This may be a great start, but clearly there is more for us to do:

*  School counselors need to take a much more active and early role in the college finance education of their students and parents. There isn’t much to be saved in an economy like this, but putting it in the right place—and in the name of the right person—can make a huge difference over time, and it’s time parents used these important allies in the war on college costs. Elementary school is a great time to begin.
*  Counselors need to show parents how to talk with their children about money for college.  Too many parents encourage applications to colleges they can’t afford, saying they don’t want to crush their child’s college dreams.  Armed with no financial information, students blithely sign off on all kinds of documents, and leave college with four years of great memories and a lifetime of debt.  They deserve to know they have a choice; counselors have to help parents know how to explain it.

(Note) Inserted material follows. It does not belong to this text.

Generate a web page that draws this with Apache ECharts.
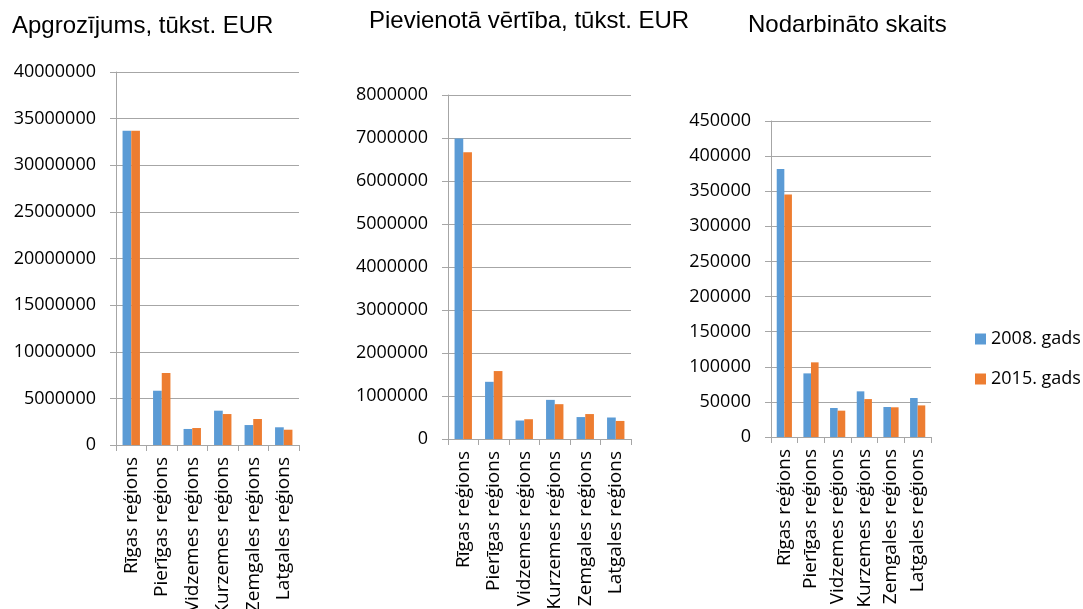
<!DOCTYPE html>
<html><head><meta charset="utf-8">
<script src="https://cdn.jsdelivr.net/npm/echarts@6/dist/echarts.min.js"></script>
<style>html,body{margin:0;padding:0;background:#fff}#c{width:1083px;height:609px}</style>
</head><body><div id="c"></div>
<script>
const categories = ['Rīgas reģions','Pierīgas reģions','Vidzemes reģions','Kurzemes reģions','Zemgales reģions','Latgales reģions'];
const seriesNames = ['2008. gads','2015. gads'];
const titles = ['Apgrozījums, tūkst. EUR','Pievienotā vērtība, tūkst. EUR','Nodarbināto skaits'];
const turnover2008 = [33700000, 5820000, 1720000, 3680000, 2140000, 1900000];
const turnover2015 = [33700000, 7720000, 1820000, 3320000, 2790000, 1640000];
const added2008 = [6990000, 1330000, 430000, 910000, 510000, 500000];
const added2015 = [6670000, 1580000, 460000, 810000, 580000, 420000];
const employed2008 = [381700, 90600, 41300, 65000, 42700, 55500];
const employed2015 = [345300, 106300, 37500, 54000, 42300, 45000];
const yMax = [40000000, 8000000, 450000];
const yStep = [5000000, 1000000, 50000];

const blue = '#5b9bd5', orange = '#ed7d31', gray = '#a6a6a6';
const font = 'Open Sans';
const grids = [
  {left:116, top:72, width:183, height:373, containLabel:false, outerBoundsMode:'none'},
  {left:448, top:95, width:183, height:344, containLabel:false, outerBoundsMode:'none'},
  {left:771, top:121, width:160, height:316, containLabel:false, outerBoundsMode:'none'}
];
const data = [[turnover2008, turnover2015],[added2008, added2015],[employed2008, employed2015]];
const titleStyle = {fontFamily:'Liberation Sans', fontSize:24, fontWeight:'normal', color:'#000'};

const option = {
  animation:false,
  backgroundColor:'#fff',
  title:[
    {text:titles[0], left:7, top:9, textStyle:titleStyle},
    {text:titles[1], left:364, top:4, textStyle:titleStyle},
    {text:titles[2], left:743, top:8, textStyle:titleStyle}
  ],
  legend:{orient:'vertical', left:970, top:325, itemWidth:11, itemHeight:11, itemGap:22,
    icon:'rect', textStyle:{fontFamily:font, fontSize:18, color:'#000'}, data:seriesNames},
  grid:grids,
  xAxis:grids.map((g,i)=>({type:'category', gridIndex:i, data:categories,
    axisLine:{lineStyle:{color:gray}}, axisTick:{show:true, length:6, lineStyle:{color:gray}},
    axisLabel:{rotate:90, interval:0, margin:12, fontFamily:font, fontSize:19, color:'#000'}})),
  yAxis:grids.map((g,i)=>({type:'value', gridIndex:i, min:0, max:yMax[i], interval:yStep[i],
    axisLine:{show:true, lineStyle:{color:gray}}, axisTick:{show:true, length:6, lineStyle:{color:gray}},
    splitLine:{lineStyle:{color:gray}},
    axisLabel:{margin:20, fontFamily:font, fontSize:18, color:'#000', formatter:v=>String(v)}})),
  series:[]
};
data.forEach((pair,i)=>{
  pair.forEach((vals,j)=>{
    option.series.push({name:seriesNames[j], type:'bar', xAxisIndex:i, yAxisIndex:i, data:vals,
      itemStyle:{color:j?orange:blue}, barGap:'0%', barCategoryGap:'43%'});
  });
});
echarts.init(document.getElementById('c'),null,{renderer:'canvas'}).setOption(option);
</script></body></html>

*  Counselors need more financial aid training in graduate school.  Effective counseling includes the ability to explain the major forms needed to apply for aid, the major sources to find different kinds of aid, and different college strategies students can pursue while saving money. Professors who run counselor training programs often insist they don’t have time to teach these vital skills, but in light of this finding, it’s way past time for them to understand one simple fact—Docs, it hurts when you don’t do this.

Thursday, October 13, 2011

Attention Seniors—Apply to College This Week. All of You.

By:  Patrick O'Connor  

If you’re looking for a way to motivate your students to apply to college, North Carolina just may be on to something.

Several years back, the College Foundation of North Carolina started College Application Week.  The idea was simple—pick a week to focus all of the energies of a high school on getting all seniors to apply to college that week.

That’s right- all seniors.

If you’re thinking this is a lofty goal, you’re right.  Fall is chock full of homecoming and football games and first quarter report cards and a million other things, so it’s easy for students to be distracted and hard to get teachers to lend their support to the effort.

If you’re thinking, this could be a logistical nightmare, you’re also right.  To really pull this off, you’d need to prep the seniors ahead of time with all kinds of information; you’d need enough computers up and running with Internet access so they could apply online; you’d need armloads of application fee waivers for students to use; and you’d need to prep parents with financial aid information, so they would have time to explore all college options with their senior before the big week came.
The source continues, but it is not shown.